In the southeast corner of Missouri sits 2,000 acres of farmland, Stoddard County Seed and Feed and a woman with a lifelong passion.
Pam Rowland and her husband, Gene, keep busy most of the year as they harvest fields on those 2,000 acres, operate their seed and feed business and spend precious time with loved ones. She and her husband enjoy short vacations between harvests and incorporate agriculture into them any way they can. Rowland, a former ag education teacher, says her greatest enjoyment comes from using the passion she developed from her involvement in agriculture to continue her legacy.
Rowland’s patient tone and inviting smile suggest contentment as she describes her first glimpse at a devotion that would guide her life’s work. Her deep appreciation for agriculture bloomed when she became an FFA member. Her membership led her to serve Missouri as the first female FFA first vice president from 1980 to 1981.
Her experiences in FFA led to agricultural education as a profession. She worked as an agricultural educator for 29 years and said she wouldn’t replace that experience for the world. With her hands folded together and a wide grin across her face, she reminisced about the memories her past students left with her.
“That moment, when my students achieved so much, you just know whatever wonderful things you did in FFA, it’s completely overshadowed when you’re helping your students get to that point,” Rowland said. “When you’re making a positive difference in their lives and you help them achieve and they come off that stage and they are so excited, and they are hugging you. You couldn’t pay me enough not to do this.”
Rowland retired from teaching in 2014 but couldn’t fathom the idea of leaving it behind.
“What do I do?” she said. “Because I can’t give up FFA. This has been a whole big part of my life. This is my life”
Her passion for agricultural education didn’t stop once she retired. In addition to her family business, Rowland serves as the recruitment and retention coordinator for Missouri Teach Ag and the State Teach Ag Results program, and as the executive treasurer of the Missouri Vocational Agriculture Teacher Association (MVATA). She has been on the STAR committee from the very start and wouldn’t have it any other way. Although her goals will always be to encourage students, her goals have shifted as her roles have changed.
According to the National Association of Agricultural Educators, the STAR program was designed to help individual states develop recruitment and retention efforts in hopes to advocate for agricultural education.
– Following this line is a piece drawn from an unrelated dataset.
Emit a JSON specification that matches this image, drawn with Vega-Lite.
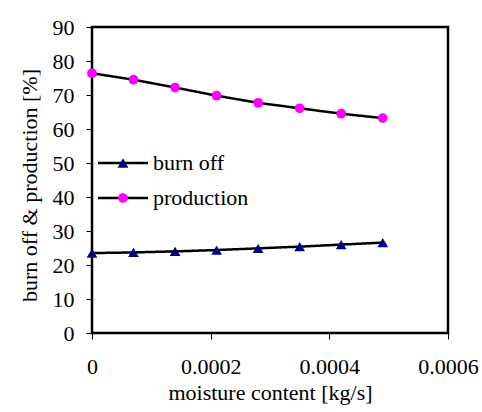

Over the past several years, the state of Missouri has had agricultural education positions that are unfilled due to a shortage of qualified educators.
One way Missouri Teach Ag reaches out to students is with Teach Ag Ambassadors. Teach Ag Ambassadors are college students from across the state who advocate for agricultural education. These students promote careers in agricultural education to high school students through workshops at the Missouri FFA Leadership Camp, State FFA Convention and conferences. Rowland hopes by creating a conversation and sparking an interest, although it might be small, she can make a difference.
“Mrs. Rowland has passion oozing out of her,” said Kassandra Rankin, MU student and Teach Ag Ambassador. “You can see her passion and intensity for agricultural education the instant you meet her. She is a great leader and knows exactly how to spread her knowledge and passion.”
Rowland’s goal is to celebrate agricultural educators for their work. She said society often overlooks the strenuous amount of work it takes to be a successful educator. Rowland’s effort to support and recognize agricultural educators has not gone unnoticed.
“The thing that stood out to me was her compassion and her care for her fellow ag teacher,” said John Tummons, assistant teaching professor and director of undergraduate studies for Agricultural Education and Leadership at MU. “I think about the ag teacher relief fund and the fundraisers that we did every year to help support teachers who had something happen to them or their family.”
The MVATA works to support agricultural educators who are in need, no matter the reason. They achieve this through the Agricultural Education Relief Fund. The relief fund is funded by donations from fellow Missouri agricultural educators who look to support one another.
“When I think about Pam’s legacy in ag ed in Missouri, it’s the relief fund,” Tummons said. “It was her being up front and center in making sure that there was money raised and there was money also distributed to ag teachers in need.”
Rowland’s influence has spread far from her own classrooms and has reached those of current and future educators. Her passion to create a conversation and encourage students to become agricultural educators won’t rest anytime soon.
“My main role in life now is to encourage college students and to encourage and support current teachers,” Rowland said. “It’s like that’s what God has called me to do.”